Long before written language became widespread, poetry was how stories were told, memories preserved, and traditions passed down. The earliest forms of poetry, found in ancient texts such as the Sanskrit Rigveda, were spoken or sung. Rhythm and repetition made them easier to remember, essential for oral cultures.
From Homer’s epics in ancient Greece to classical Chinese poetry, medieval ballads and Irish tales, poetry evolved as a way of shaping thought, capturing moments of beauty or despair, and celebrating both the mundane and the divine. Despite its ancient origins, poetry continues to influence everything from advertising copy to rap lyrics, its adaptability being one of its greatest strengths.
One of the reasons poetry can be as, sometimes more, powerful than prose is its use of structure. Whether through form (like the tight constraints of a sonnet or haiku), sound (rhyme or meter), or shape (visually presented or concrete poetry), a poet can compress complex thoughts into deceptively small spaces.
This compression forces both the writer and the invested reader to slow down, to listen, to consider each word, and reflect on the space between lines. Poetry’s restrictions often create a kind of emotional intensity that prose doesn’t require, or even permit.
A line of poetry can echo in your mind for days. A well-written stanza can say in four lines what might take a novelist four pages.

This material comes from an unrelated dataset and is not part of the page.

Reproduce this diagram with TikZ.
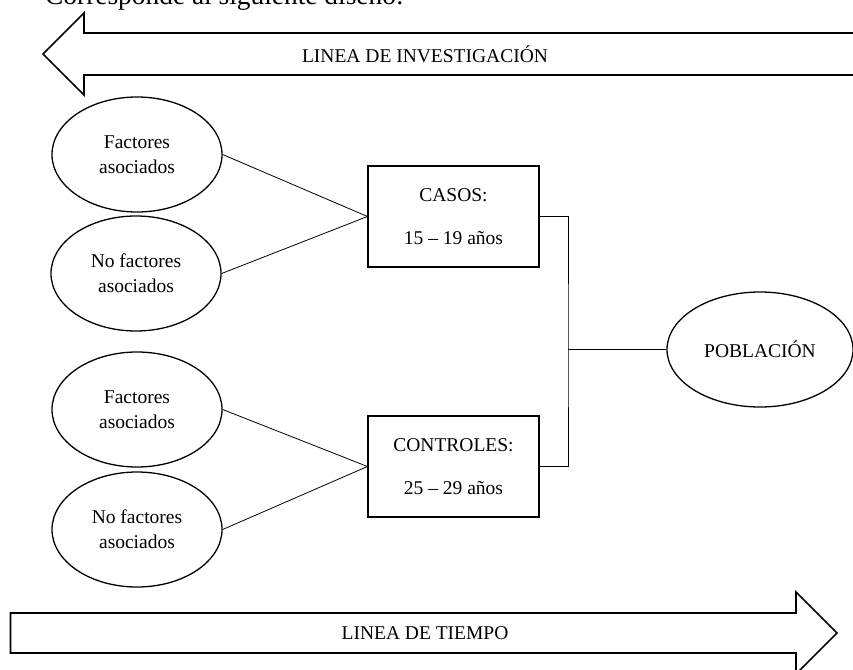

Add to that, poetry can cover an unfathomable range of subject matter and bring to the page layers upon layers of interpretation, provoked by the writer but also through interpretation of the reader.
A few key types include:
- Lyrical poetry – short, emotional poems, often written in the first person.
- Narrative poetry – storytelling in verse, such as ballads or epics.
- Dramatic poetry – poetry intended to be spoken or performed, like Shakespeare’s plays.
- Haiku & Tanka – traditional Japanese forms focused on nature and brevity.
- Free verse – modern, unconstrained poetry that values natural speech patterns over form.
Each style opens different doors, some cerebral, some emotional, some experimental, and allows the creator full permission to write, interpret and present their subject matter exactly how they want to, as tightly conformed to line or as loosely as a thought of consciousness as is required to flow.
Some of the poetry I write is clear on its subject matter or what I want to convey, other pieces I leave wide open to interpretation and will accept the reader’s version of their digestion, intrigued as to what it has presented, but not precious as to my original muse or stimulus. Poetry doesn’t always aim to explain, and that’s part of its power. It creates room for ambiguity, metaphor, and personal interpretation.
Just like prose, poetry tells a story, an opinion, or a situation just through a different lens, one that has the ability and gives the permission to be more complex in structure, formation, and sometimes with such tight requirements that producing a piece that is satisfactory to both author and reader can be a talent in itself, irrelevant of the aftertaste. While prose may tell you what a character feels, poetry can make you feel it yourself.
That emotional immediacy explains why poetry often surfaces during life’s most intense moments: at funerals, weddings, protests, and periods of grief or transformation. The right poem can comfort, confront, or clarify something unspoken.
It’s no coincidence that many of the greatest songwriters are also deeply poetic. Bob Dylan, awarded the Nobel Prize in Literature, blurred the lines between poetry and song. Joni Mitchell, Patti Smith, Sam Fender and Kae Tempest have all been praised as poets in their own right. Lyrics, after all, are poetry set to music. The same metaphors, rhythms, and emotional truths that define great poems are also at the heart of unforgettable songs.
Poetry’s influence continues in spoken word, rap, slam poetry, and performance art. It’s continually evolving, not dying.
Some have suggested to me that writing poetry limits my creative longevity, that I might run out of inspiration if I focus too heavily on it, but, in my opinion, that assumes poetry is a narrow well, when in reality it’s an entire ocean. Poetry isn’t about waiting for grand inspiration to strike; it’s about paying attention – to people; to language; to the smallest moments (a passing glance, a shift in light, a half-heard conversation); to the heart and the head. These things are infinite. Because poetry is a way of seeing the world, not just writing about it, there’s no end point. Every new experience, emotion, or encounter becomes material. In fact, poetry teaches you to live more observantly, and in doing so, expands your creative field, it doesn’t restrict it.